━━━ RECORD SET
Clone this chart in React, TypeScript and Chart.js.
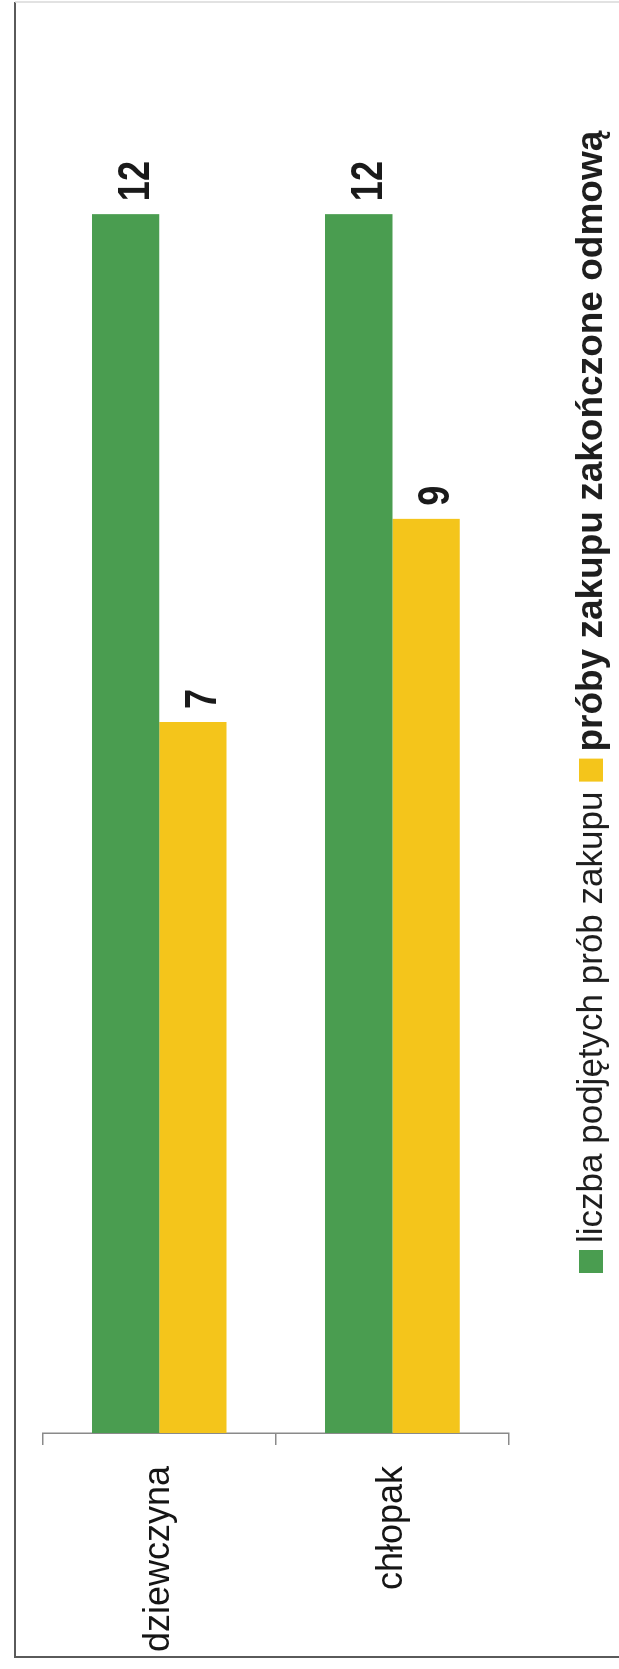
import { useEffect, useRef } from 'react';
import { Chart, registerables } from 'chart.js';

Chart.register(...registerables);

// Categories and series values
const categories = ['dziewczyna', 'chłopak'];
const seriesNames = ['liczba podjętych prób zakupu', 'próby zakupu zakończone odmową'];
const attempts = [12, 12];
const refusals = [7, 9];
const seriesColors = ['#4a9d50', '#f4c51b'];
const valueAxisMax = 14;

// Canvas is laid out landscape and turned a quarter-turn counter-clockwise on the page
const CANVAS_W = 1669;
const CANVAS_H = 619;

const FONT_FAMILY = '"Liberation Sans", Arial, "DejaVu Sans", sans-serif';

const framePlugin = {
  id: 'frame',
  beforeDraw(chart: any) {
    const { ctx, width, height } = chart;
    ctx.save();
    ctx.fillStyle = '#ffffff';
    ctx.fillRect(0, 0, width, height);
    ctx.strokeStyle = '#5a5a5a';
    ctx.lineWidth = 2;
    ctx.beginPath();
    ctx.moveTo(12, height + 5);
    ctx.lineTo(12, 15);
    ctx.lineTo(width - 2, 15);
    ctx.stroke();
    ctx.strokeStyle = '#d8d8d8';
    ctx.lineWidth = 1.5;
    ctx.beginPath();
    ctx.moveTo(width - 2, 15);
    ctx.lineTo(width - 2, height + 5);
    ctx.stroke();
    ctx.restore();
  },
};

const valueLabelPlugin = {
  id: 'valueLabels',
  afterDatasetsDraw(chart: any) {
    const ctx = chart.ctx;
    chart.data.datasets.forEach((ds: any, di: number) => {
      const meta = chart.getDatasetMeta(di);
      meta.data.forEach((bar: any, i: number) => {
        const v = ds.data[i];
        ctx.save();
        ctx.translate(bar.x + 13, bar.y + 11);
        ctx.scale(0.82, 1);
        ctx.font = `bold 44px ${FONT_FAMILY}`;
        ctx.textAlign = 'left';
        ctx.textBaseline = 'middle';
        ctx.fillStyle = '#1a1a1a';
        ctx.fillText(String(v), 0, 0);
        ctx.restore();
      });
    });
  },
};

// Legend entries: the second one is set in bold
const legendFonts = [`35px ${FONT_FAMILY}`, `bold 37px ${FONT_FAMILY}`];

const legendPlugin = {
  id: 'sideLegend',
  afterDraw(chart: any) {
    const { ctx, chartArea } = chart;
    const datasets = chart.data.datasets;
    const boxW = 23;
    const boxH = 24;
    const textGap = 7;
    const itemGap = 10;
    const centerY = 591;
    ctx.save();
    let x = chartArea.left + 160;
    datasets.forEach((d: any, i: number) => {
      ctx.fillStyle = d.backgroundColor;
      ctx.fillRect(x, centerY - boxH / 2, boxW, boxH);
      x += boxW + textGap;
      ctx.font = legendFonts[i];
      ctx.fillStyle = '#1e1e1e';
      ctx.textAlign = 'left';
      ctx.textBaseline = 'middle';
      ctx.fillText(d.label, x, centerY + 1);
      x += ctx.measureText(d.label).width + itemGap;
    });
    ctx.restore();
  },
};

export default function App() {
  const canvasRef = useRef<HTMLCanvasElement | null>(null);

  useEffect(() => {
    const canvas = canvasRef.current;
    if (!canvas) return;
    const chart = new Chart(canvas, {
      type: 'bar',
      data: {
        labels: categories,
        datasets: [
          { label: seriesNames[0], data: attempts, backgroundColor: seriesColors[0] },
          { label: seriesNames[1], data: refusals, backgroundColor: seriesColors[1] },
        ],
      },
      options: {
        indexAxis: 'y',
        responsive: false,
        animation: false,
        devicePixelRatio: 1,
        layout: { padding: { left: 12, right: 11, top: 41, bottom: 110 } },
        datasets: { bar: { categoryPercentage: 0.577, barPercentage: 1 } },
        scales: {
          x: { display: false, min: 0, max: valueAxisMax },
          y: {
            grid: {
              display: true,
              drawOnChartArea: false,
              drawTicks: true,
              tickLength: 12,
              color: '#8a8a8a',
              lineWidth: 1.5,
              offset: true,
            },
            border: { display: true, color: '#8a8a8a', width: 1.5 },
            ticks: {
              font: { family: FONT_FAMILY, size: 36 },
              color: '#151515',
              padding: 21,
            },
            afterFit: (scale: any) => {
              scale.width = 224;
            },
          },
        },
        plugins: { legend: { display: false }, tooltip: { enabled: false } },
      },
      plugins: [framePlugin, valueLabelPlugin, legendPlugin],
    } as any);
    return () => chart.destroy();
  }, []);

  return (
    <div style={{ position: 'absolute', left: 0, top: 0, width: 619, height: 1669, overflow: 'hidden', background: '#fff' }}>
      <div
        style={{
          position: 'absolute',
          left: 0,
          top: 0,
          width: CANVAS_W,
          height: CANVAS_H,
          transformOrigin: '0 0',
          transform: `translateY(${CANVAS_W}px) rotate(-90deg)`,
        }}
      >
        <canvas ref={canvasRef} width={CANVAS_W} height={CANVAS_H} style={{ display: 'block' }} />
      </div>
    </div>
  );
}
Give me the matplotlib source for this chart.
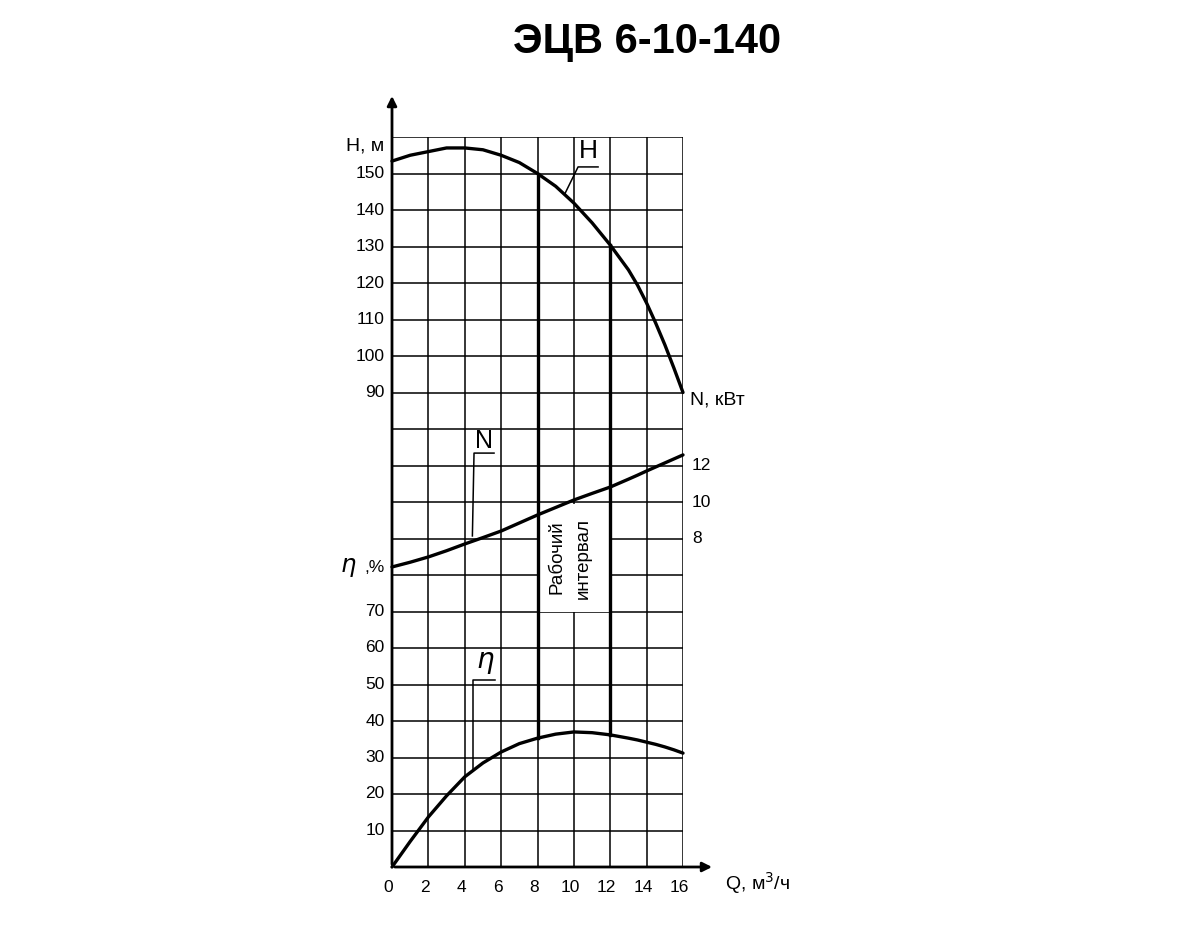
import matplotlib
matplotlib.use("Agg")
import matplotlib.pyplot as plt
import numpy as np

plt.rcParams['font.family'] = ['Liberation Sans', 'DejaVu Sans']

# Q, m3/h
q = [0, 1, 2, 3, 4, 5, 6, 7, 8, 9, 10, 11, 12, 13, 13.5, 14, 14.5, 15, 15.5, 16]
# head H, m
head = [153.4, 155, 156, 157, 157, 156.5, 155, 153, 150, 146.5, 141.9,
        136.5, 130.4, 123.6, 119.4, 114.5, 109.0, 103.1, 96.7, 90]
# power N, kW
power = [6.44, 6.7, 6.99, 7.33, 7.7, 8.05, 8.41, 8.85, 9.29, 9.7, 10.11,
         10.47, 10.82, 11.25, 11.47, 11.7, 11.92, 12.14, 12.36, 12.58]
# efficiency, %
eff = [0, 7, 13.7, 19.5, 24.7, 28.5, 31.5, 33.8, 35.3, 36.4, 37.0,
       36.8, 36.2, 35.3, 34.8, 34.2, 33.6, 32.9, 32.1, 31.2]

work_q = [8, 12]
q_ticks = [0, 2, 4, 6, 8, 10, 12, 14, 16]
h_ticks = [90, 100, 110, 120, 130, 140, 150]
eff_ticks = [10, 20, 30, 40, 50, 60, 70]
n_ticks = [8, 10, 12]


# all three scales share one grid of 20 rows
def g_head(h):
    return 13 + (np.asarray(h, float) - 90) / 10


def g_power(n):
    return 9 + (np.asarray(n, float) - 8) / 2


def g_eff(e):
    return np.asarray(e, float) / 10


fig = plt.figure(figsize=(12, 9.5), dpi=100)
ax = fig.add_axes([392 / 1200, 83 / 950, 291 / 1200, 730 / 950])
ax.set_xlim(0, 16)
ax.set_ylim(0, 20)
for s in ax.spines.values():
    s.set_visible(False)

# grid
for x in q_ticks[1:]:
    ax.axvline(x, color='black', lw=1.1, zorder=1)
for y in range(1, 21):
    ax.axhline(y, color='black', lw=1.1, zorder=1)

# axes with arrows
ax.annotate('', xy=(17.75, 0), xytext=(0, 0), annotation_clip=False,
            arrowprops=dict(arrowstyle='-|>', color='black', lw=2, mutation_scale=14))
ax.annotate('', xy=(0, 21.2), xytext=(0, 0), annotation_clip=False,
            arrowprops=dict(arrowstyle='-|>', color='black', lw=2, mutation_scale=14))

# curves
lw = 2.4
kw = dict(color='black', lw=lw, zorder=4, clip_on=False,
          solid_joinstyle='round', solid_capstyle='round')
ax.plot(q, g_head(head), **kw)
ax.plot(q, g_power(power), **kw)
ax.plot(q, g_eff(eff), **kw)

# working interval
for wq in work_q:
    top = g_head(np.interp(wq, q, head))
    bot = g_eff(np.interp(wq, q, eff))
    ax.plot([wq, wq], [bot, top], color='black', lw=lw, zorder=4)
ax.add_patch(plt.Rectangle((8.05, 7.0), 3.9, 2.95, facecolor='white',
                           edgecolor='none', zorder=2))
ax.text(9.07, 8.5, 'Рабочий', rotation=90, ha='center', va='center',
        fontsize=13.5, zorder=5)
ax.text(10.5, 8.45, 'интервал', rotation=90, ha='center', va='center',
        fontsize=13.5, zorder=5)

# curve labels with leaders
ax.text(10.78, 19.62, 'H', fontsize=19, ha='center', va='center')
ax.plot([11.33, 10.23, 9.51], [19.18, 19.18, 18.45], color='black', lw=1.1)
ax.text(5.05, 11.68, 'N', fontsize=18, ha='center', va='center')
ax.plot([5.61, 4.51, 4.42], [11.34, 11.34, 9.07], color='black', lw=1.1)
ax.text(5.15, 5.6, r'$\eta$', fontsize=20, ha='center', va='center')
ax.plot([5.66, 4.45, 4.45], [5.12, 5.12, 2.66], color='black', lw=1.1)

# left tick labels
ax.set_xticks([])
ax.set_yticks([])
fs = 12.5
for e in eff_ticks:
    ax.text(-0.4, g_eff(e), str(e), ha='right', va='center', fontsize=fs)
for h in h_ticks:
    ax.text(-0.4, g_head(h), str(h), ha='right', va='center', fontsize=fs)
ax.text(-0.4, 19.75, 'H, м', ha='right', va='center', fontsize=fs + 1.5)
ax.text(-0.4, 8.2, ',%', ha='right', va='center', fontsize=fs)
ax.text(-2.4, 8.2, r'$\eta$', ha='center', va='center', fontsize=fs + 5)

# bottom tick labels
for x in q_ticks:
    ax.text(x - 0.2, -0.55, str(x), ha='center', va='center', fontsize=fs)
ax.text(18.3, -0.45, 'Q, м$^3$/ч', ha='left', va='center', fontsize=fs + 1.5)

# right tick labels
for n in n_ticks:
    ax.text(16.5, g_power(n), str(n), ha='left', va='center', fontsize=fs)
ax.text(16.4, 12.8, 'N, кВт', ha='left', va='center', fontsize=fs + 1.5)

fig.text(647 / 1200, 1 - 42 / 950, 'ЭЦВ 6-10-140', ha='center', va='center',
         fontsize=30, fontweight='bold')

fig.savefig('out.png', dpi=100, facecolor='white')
━━━━━━
STATED TASK
Set down the lines running from the one with "Give me the matplotlib source for this chart." through the one with "plt.rcParams['font.family'] = ['Liberation", both ends kept, exactly and with no pictures.

EXPECTED ANSWER
Give me the matplotlib source for this chart.
import matplotlib
matplotlib.use("Agg")
import matplotlib.pyplot as plt
import numpy as np

plt.rcParams['font.family'] = ['Liberation Sans', 'DejaVu Sans']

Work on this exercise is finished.